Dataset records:
"""

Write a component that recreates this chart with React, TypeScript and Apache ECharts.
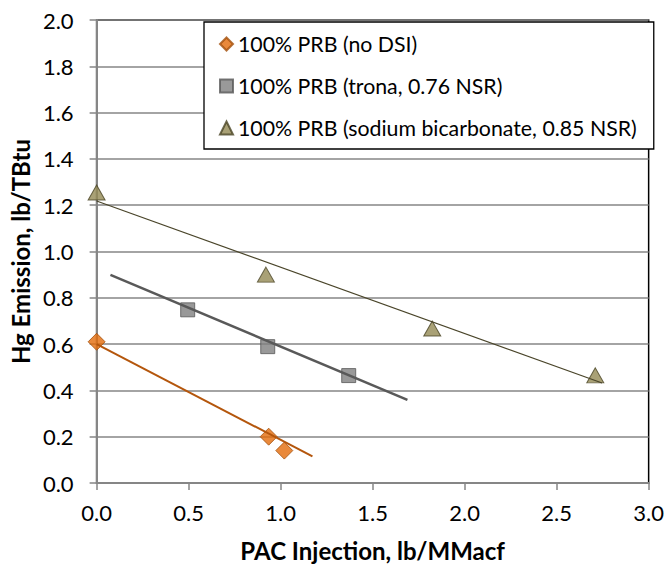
import React, { useEffect, useRef } from "react";
import * as echarts from "echarts";

const seriesNames = [
  "100% PRB (no DSI)",
  "100% PRB (trona, 0.76 NSR)",
  "100% PRB (sodium bicarbonate, 0.85 NSR)",
];

const noDsiX = [0, 0.935, 1.02];
const noDsiY = [0.61, 0.2, 0.14];
const tronaX = [0.495, 0.93, 1.37];
const tronaY = [0.748, 0.589, 0.464];
const sbcX = [0, 0.92, 1.824, 2.71];
const sbcY = [1.255, 0.9, 0.667, 0.465];

const noDsiTrendX = [0, 1.173];
const noDsiTrendY = [0.6, 0.115];
const tronaTrendX = [0.075, 1.689];
const tronaTrendY = [0.899, 0.359];
const sbcTrendX = [0, 2.747];
const sbcTrendY = [1.218, 0.432];

const xTicks = ["0.0", "0.5", "1.0", "1.5", "2.0", "2.5", "3.0"];

const zip = (xs: number[], ys: number[]) => xs.map((x, i) => [x, ys[i]]);

const FONT = "Lato";

export default function App() {
  const ref = useRef<HTMLDivElement>(null);
  useEffect(() => {
    if (!ref.current) return;
    const chart = echarts.init(ref.current, undefined, { renderer: "svg" });
    const axisGray = "#868686";
    chart.setOption({
      animation: false,
      backgroundColor: "#ffffff",
      grid: {
        left: 96,
        top: 20,
        right: 15,
        bottom: 79,
        show: true,
        borderColor: "#000000",
        borderWidth: 1.5,
        backgroundColor: "transparent",
      },
      legend: {
        orient: "vertical",
        left: 204,
        top: 22,
        backgroundColor: "#ffffff",
        borderColor: "#000000",
        borderWidth: 1.3,
        padding: [11, 17, 10, 15],
        itemGap: 20,
        itemWidth: 13,
        itemHeight: 13,
        itemTextGap: 5,
        data: seriesNames,
        textStyle: { fontFamily: FONT, fontSize: 21.3, lineHeight: 22, color: "#000000" },
      },
      xAxis: {
        type: "value",
        min: 0,
        max: 3,
        interval: 0.5,
        name: "PAC Injection, lb/MMacf",
        nameLocation: "middle",
        nameGap: 55,
        nameTextStyle: { fontFamily: FONT, fontSize: 24, fontWeight: "bold", color: "#000000" },
        axisLine: { show: true, lineStyle: { color: axisGray, width: 2 } },
        axisTick: { show: true, inside: false, length: 7, lineStyle: { color: axisGray, width: 1.5 } },
        axisLabel: {
          fontFamily: FONT,
          fontSize: 22,
          color: "#000000",
          margin: 18,
          formatter: (v: number) => xTicks[Math.round(v / 0.5)] ?? v.toFixed(1),
        },
        splitLine: { show: false },
      },
      yAxis: {
        type: "value",
        min: 0,
        max: 2,
        interval: 0.2,
        name: "Hg Emission, lb/TBtu",
        nameLocation: "middle",
        nameGap: 61,
        nameTextStyle: { fontFamily: FONT, fontSize: 24, fontWeight: "bold", color: "#000000" },
        axisLine: { show: true, lineStyle: { color: axisGray, width: 2 } },
        axisTick: { show: true, inside: false, length: 7, lineStyle: { color: axisGray, width: 1.5 } },
        axisLabel: {
          fontFamily: FONT,
          fontSize: 22,
          color: "#000000",
          margin: 23,
          formatter: (v: number) => v.toFixed(1),
        },
        splitLine: { show: true, lineStyle: { color: axisGray, width: 1.5 } },
      },
      series: [
        {
          name: seriesNames[0],
          type: "scatter",
          symbol: "diamond",
          symbolSize: [17, 17],
          data: zip(noDsiX, noDsiY),
          itemStyle: { color: "#E46C0A", borderColor: "#A3500D", borderWidth: 1 },
          z: 3,
        },
        {
          name: seriesNames[1],
          type: "scatter",
          symbol: "rect",
          symbolSize: [14, 14],
          data: zip(tronaX, tronaY),
          itemStyle: { color: "#808080", borderColor: "#575757", borderWidth: 1 },
          z: 3,
        },
        {
          name: seriesNames[2],
          type: "scatter",
          symbol: "triangle",
          symbolSize: [17, 15],
          data: zip(sbcX, sbcY),
          itemStyle: { color: "#948A54", borderColor: "#4A4526", borderWidth: 1 },
          z: 3,
        },
        {
          name: "noDsiTrend",
          type: "line",
          data: zip(noDsiTrendX, noDsiTrendY),
          showSymbol: false,
          symbol: "none",
          lineStyle: { color: "#B4560C", width: 2 },
          z: 4,
          silent: true,
        },
        {
          name: "tronaTrend",
          type: "line",
          data: zip(tronaTrendX, tronaTrendY),
          showSymbol: false,
          symbol: "none",
          lineStyle: { color: "#595959", width: 2.5 },
          z: 4,
          silent: true,
        },
        {
          name: "sbcTrend",
          type: "line",
          data: zip(sbcTrendX, sbcTrendY),
          showSymbol: false,
          symbol: "none",
          lineStyle: { color: "#4A452A", width: 1.2 },
          z: 4,
          silent: true,
        },
      ],
    });
    return () => chart.dispose();
  }, []);
  return (
    <div
      ref={ref}
      style={{ position: "fixed", left: 0, top: 0, width: 667, height: 567 }}
    />
  );
}
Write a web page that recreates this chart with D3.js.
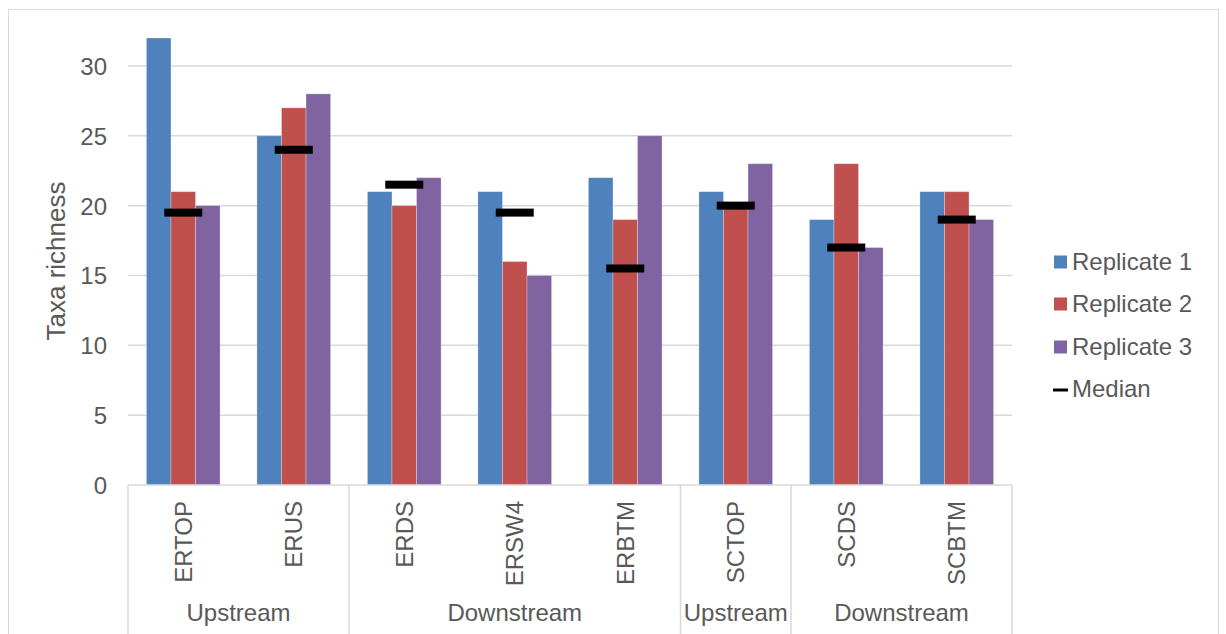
<!DOCTYPE html>
<html><head><meta charset="utf-8">
<script src="https://cdn.jsdelivr.net/npm/d3@7/dist/d3.min.js"></script>
<style>body{margin:0;background:#fff}svg{display:block;font-family:"Liberation Sans",Arial,sans-serif}</style>
</head><body><svg id="c" width="1226" height="634"></svg>
<script>
const categories = ["ERTOP","ERUS","ERDS","ERSW4","ERBTM","SCTOP","SCDS","SCBTM"];
const groups = [
  {name:"Upstream", from:0, to:2},
  {name:"Downstream", from:2, to:5},
  {name:"Upstream", from:5, to:6},
  {name:"Downstream", from:6, to:8}
];
const seriesNames = ["Replicate 1","Replicate 2","Replicate 3"];
const replicate1 = [32,25,21,21,22,21,19,21];
const replicate2 = [21,27,20,16,19,20,23,21];
const replicate3 = [20,28,22,15,25,23,17,19];
const median = [19.5,24,21.5,19.5,15.5,20,17,19];
const yTicks = [0,5,10,15,20,25,30];
const colors = ["#4F81BD","#C0504D","#8064A2"];

(function(){
const svg = d3.select("#c");
const pLeft = 128, pRight = 1012, pTop = 38, pBottom = 485;
const textCol = "#595959", gridCol = "#D9D9D9";
const fs = 24;

// outer border
svg.append("rect").attr("x",8.5).attr("y",9.5).attr("width",1210).attr("height",640)
  .attr("fill","none").attr("stroke",gridCol).attr("stroke-width",1);

const y = d3.scaleLinear().domain([0,32]).range([pBottom, pTop]);
const x0 = d3.scaleBand().domain(categories).range([pLeft,pRight]).padding(0);
// Excel gap width 150%: bars occupy 3/4.5 of category
const bw = x0.bandwidth();
const gap = bw*0.75/4.5;
const x1 = d3.scaleBand().domain([0,1,2]).range([gap, bw - gap]);

// gridlines
svg.append("g").selectAll("line").data(yTicks.filter(d=>d>0)).join("line")
  .attr("x1",pLeft).attr("x2",pRight).attr("y1",d=>y(d)).attr("y2",d=>y(d))
  .attr("stroke",gridCol).attr("stroke-width",1.5);

// y axis labels
const yAxis = d3.axisLeft(y).tickValues(yTicks).tickSize(0).tickPadding(0);
const ya = svg.append("g").attr("transform",`translate(107,0)`).call(yAxis);
ya.select(".domain").remove();
ya.selectAll("text").attr("font-size",fs).attr("fill",textCol).attr("font-family","Liberation Sans, Arial, sans-serif").attr("dy","0.35em");

// y title
svg.append("text").attr("transform",`translate(65,261) rotate(-90)`)
  .attr("text-anchor","middle").attr("font-size",26).attr("fill",textCol).text("Taxa richness");

// bars
const series = [replicate1, replicate2, replicate3];
series.forEach((vals,si)=>{
  svg.append("g").selectAll("rect").data(vals).join("rect")
    .attr("x",(d,i)=>x0(categories[i]) + x1(si))
    .attr("y",d=>y(d)).attr("width",x1.bandwidth()).attr("height",d=>y(0)-y(d))
    .attr("fill",colors[si]).attr("stroke","rgba(255,255,255,0.35)").attr("stroke-width",0.8);
});

// medians
svg.append("g").selectAll("rect").data(median).join("rect")
  .attr("x",(d,i)=>x0(categories[i]) + bw/2 - 19)
  .attr("y",d=>y(d)-4).attr("width",38).attr("height",8).attr("fill","#000");

// x axis line
svg.append("line").attr("x1",pLeft).attr("x2",pRight).attr("y1",pBottom).attr("y2",pBottom)
  .attr("stroke",gridCol).attr("stroke-width",1.5);

// group separators
const seps = [0].concat(groups.map(g=>g.to));
const sx = d => d<categories.length ? x0(categories[d]) : pRight;
svg.append("g").selectAll("line").data(seps).join("line")
  .attr("x1",sx).attr("x2",sx)
  .attr("y1",pBottom).attr("y2",634).attr("stroke",gridCol).attr("stroke-width",1.5);

// category labels
svg.append("g").selectAll("text").data(categories).join("text")
  .attr("transform",d=>`translate(${x0(d)+bw/2+8.6},501) rotate(-90)`)
  .attr("text-anchor","end").attr("font-size",fs).attr("fill",textCol).text(d=>d);

// group labels
svg.append("g").selectAll("text").data(groups).join("text")
  .attr("x",g=>(sx(g.from)+sx(g.to))/2)
  .attr("y",621).attr("text-anchor","middle").attr("font-size",fs).attr("fill",textCol).text(g=>g.name);

// legend
const lg = svg.append("g");
const rows = [262,304,347,389];
seriesNames.forEach((n,i)=>{
  lg.append("rect").attr("x",1054).attr("y",rows[i]-6.5).attr("width",13).attr("height",13).attr("fill",colors[i]);
  lg.append("text").attr("x",1072).attr("y",rows[i]).attr("dy","0.35em").attr("font-size",fs).attr("fill",textCol).text(n);
});
lg.append("line").attr("x1",1053).attr("x2",1068).attr("y1",rows[3]+1).attr("y2",rows[3]+1).attr("stroke","#000").attr("stroke-width",3);
lg.append("text").attr("x",1072).attr("y",rows[3]).attr("dy","0.35em").attr("font-size",fs).attr("fill",textCol).text("Median");
})();
</script></body></html>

"""

# Directions
Repeat, exactly and in full, each line from the start of the data to the line that contains "const sbcY = [1.255, 0.9, 0.667, 0.465];". Pictures do not go in.

# Problem solution
Write a component that recreates this chart with React, TypeScript and Apache ECharts.
import React, { useEffect, useRef } from "react";
import * as echarts from "echarts";

const seriesNames = [
  "100% PRB (no DSI)",
  "100% PRB (trona, 0.76 NSR)",
  "100% PRB (sodium bicarbonate, 0.85 NSR)",
];

const noDsiX = [0, 0.935, 1.02];
const noDsiY = [0.61, 0.2, 0.14];
const tronaX = [0.495, 0.93, 1.37];
const tronaY = [0.748, 0.589, 0.464];
const sbcX = [0, 0.92, 1.824, 2.71];
const sbcY = [1.255, 0.9, 0.667, 0.465];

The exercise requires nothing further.